Malicorne, la nature menacée

Emporté dans sa frénésie d’inventivité, après une gestation de quinze milliards d’années, l’univers a accouché d’un  » mutant  » prodigieux. Dès son apparition dans la savane africaine, l’être humain par migrations successives occupe bientôt tout l’espace disponible sur la planète. La capacité d’adaptation et la compétitivité sont les ferments et les moteurs de l’évolution biologique. A ce jeu, l’être humain joue mieux que quiconque. Il est le champion toutes classes mélangées, il s’adapte à toutes les situations, sous toutes les latitudes et dans tous les climats. Il se prépare aujourd’hui à vivre dans l’espace. Poussée par sa propre politique d’inventivité et son obsession à créer toujours du plus complexe et du plus efficace, la nature semble s’être engagée dans une situation qui pourrait bien se retourner contre elle. Elle a mis au monde une espèce néfaste capable de neutraliser les instincts régulatoires qui assuraient la pérennité de la vie terrestre.
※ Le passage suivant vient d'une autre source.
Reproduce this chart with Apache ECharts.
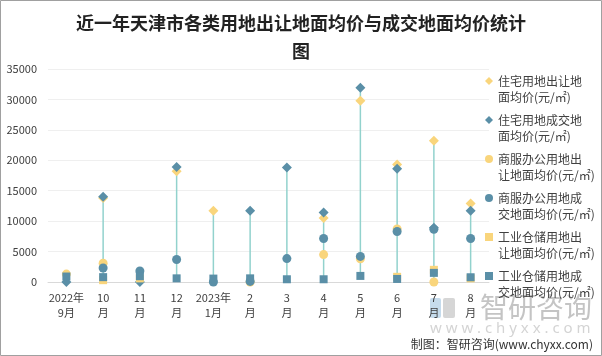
<!DOCTYPE html>
<html>
<head>
<meta charset="utf-8">
<script src="https://cdn.jsdelivr.net/npm/echarts@6/dist/echarts.min.js"></script>
<style>
html,body{margin:0;padding:0;background:#fff;}
#chart{width:602px;height:356px;}
</style>
</head>
<body>
<div id="chart"></div>
<script>
const categories = ['2022年\n9月','10\n月','11\n月','12\n月','2023年\n1月','2\n月','3\n月','4\n月','5\n月','6\n月','7\n月','8\n月'];
const seriesNames = [
  '住宅用地出让地面均价(元/㎡)',
  '住宅用地成交地面均价(元/㎡)',
  '商服办公用地出让地面均价(元/㎡)',
  '商服办公用地成交地面均价(元/㎡)',
  '工业仓储用地出让地面均价(元/㎡)',
  '工业仓储用地成交地面均价(元/㎡)'
];
const residentialSell = [null, 13800, null, 18200, 11700, null, null, 10500, 29800, 19300, 23200, 12900];
const residentialDeal = [0, 14000, 0, 18900, null, 11700, 18800, 11400, 31900, 18600, 8900, 11700];
const commercialSell  = [1300, 3100, null, null, null, 0, null, 4500, 3800, 8700, 0, null];
const commercialDeal  = [null, 2300, 1800, 3700, 0, 100, 3850, 7150, 4200, 8300, 8650, 7150];
const industrialSell  = [null, 300, 600, null, null, null, null, null, null, 850, 2000, 600];
const industrialDeal  = [900, 800, 950, 600, 560, 600, 450, 450, 1000, 500, 1500, 780];
const yTicks = [0, 5000, 10000, 15000, 20000, 25000, 30000, 35000];

const YELLOW = '#f9d57c';
const BLUE = '#5a8fa7';
const STEM = '#92d2cd';

const allSeries = [residentialSell, residentialDeal, commercialSell, commercialDeal, industrialSell, industrialDeal];
const symbols = ['diamond','diamond','circle','circle','rect','rect'];
const sizes = [10, 10, 9, 9, 8, 8];
const colors = [YELLOW, BLUE, YELLOW, BLUE, YELLOW, BLUE];

const stemBase = [], stemLen = [];
for (let i = 0; i < categories.length; i++) {
  const vals = allSeries.map(s => s[i]).filter(v => v !== null);
  const mn = Math.min.apply(null, vals), mx = Math.max.apply(null, vals);
  stemBase.push(mn);
  stemLen.push(mx - mn);
}

const chart = echarts.init(document.getElementById('chart'));
const series = [
  {type:'bar', name:'stemBase', stack:'stem', data:stemBase, barWidth:1.5, itemStyle:{color:'transparent'}, silent:true, z:1},
  {type:'bar', name:'stem', stack:'stem', data:stemLen, barWidth:1.5, itemStyle:{color:STEM}, silent:true, z:1}
];
allSeries.forEach((d, k) => {
  series.push({
    type:'scatter', name:seriesNames[k], data:d, symbol:symbols[k], symbolSize:sizes[k],
    itemStyle:{color:colors[k], opacity:1}, clip:false, z:2 + k
  });
});

chart.setOption({
  animation:false,
  backgroundColor:'#fff',
  textStyle:{fontFamily:'"Noto Sans CJK SC", "Noto Sans", sans-serif'},
  title:{
    text:'近一年天津市各类用地出让地面均价与成交地面均价统计\n图',
    left:'center', top:9, padding:[0,0,0,12],
    textStyle:{fontSize:18, fontWeight:'bold', color:'#222', lineHeight:28, fontFamily:'"Noto Sans CJK SC", sans-serif'}
  },
  legend:{
    orient:'vertical', left:485, top:57, padding:0, itemGap:-9,
    itemWidth:8, itemHeight:8,
    data:seriesNames,
    formatter:function(n){ return ' \n' + n.slice(0,7) + '\n' + n.slice(7); },
    textStyle:{fontSize:12, color:'#404040', lineHeight:16}
  },
  grid:{left:48, right:113, top:69, bottom:74},
  xAxis:{
    type:'category', data:categories,
    axisLine:{lineStyle:{color:'#d9d9d9'}},
    axisTick:{show:false},
    axisLabel:{interval:0, fontSize:11, color:'#404040', lineHeight:15, margin:8}
  },
  yAxis:{
    type:'value', min:yTicks[0], max:yTicks[yTicks.length-1], interval:5000,
    axisLine:{show:false}, axisTick:{show:false},
    axisLabel:{fontSize:11, color:'#404040', margin:11, formatter:function(v){ return String(v); }},
    splitLine:{lineStyle:{color:'#efefef'}}
  },
  graphic:[
    {type:'rect', shape:{x:0.5,y:0.5,width:601,height:355}, style:{fill:'none', stroke:'#a0a0a0', lineWidth:1}, z:100},
    {type:'rect', shape:{x:430,y:298,width:11,height:20,r:2}, style:{fill:'#c5dbec'}, z:0},
    {type:'rect', shape:{x:443,y:298,width:12,height:20,r:2}, style:{fill:'#d6d6d6'}, z:0},
    {type:'text', left:480, top:293, style:{text:'智研咨询', fontSize:28, fill:'#c4c4c4', fontFamily:'"Noto Sans CJK SC", sans-serif'}, z:0},
    {type:'text', left:430, top:321, style:{text:'w w w . c h y x x . c o m', fontSize:15, fill:'#d4d4d4', fontFamily:'"Noto Sans", sans-serif'}, z:0},
    {type:'text', right:9, top:338, style:{text:'制图：智研咨询(www.chyxx.com)', fontSize:12, fill:'#333', fontFamily:'"Noto Sans CJK SC", sans-serif'}, z:100}
  ],
  series:series
});
</script>
</body>
</html>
Avec le développement de la science et de la technologie, l’homme modifie considérablement la planète qu’il habite. Il aménage la nature et transforme la campagne. A part les paysages arctiques, toutes les régions ont été plus ou moins altérées par sa présence. Rien ne lui résiste. Son influence est singulièrement accélérée par l’apparition de la civilisation occidentale qui n’a plus, comme les cultures traditionnelles, le respect de la nature. Un grand nombre de biotopes et d’espèces vivantes disparaissent. Les forêts se rétrécissent et les sous-bois deviennent des parkings. L’asphalte et le béton sont les manifestations de cette nouvelle et menaçante monotonie. Vue sous l’angle  » l’homme hors de la nature « , l’arrivée de l’être humain apparaît ici comme une catastrophe cosmique. Notre planète est  » infestée  » d’hommes qui semblent décidés à saboter l’admirable harmonie de la nature. Ils pourraient bien la ramener à sa stérilité initiale.

Sous l’angle  » l’homme dans la nature « , les humains prennent enfin conscience de la menace qu’ils font peser sur la vie planétaire. C’est l’avènement du souci écologique. Tandis que la détérioration du paysage se poursuit et s’accélère, l’être humain se sent devenir responsable de l’avenir de la nature.Après un long passé d’agression et de brutalité, après l’extinction de nombreuses variétés végétales et animales. l’humanité manifeste le désir de protéger la vie. Des espèces. qui semblaient vouées à l’extermination, sont sauvées in extremis… Au Kenya, d’immenses populations de flamants roses nous font oublier qu’il y a quelques décennies à peine, on les croyait à jamais disparus. De tels événements méritent d’être salués. Dans le cadre de l’évolution cosmique leur portée s’étend bien au-delà de la vie des espèces épargnées. Par rapport au comportement antérieur des humains, ils représentent un espoir pour l’avenir de l’intelligence sur la Terre.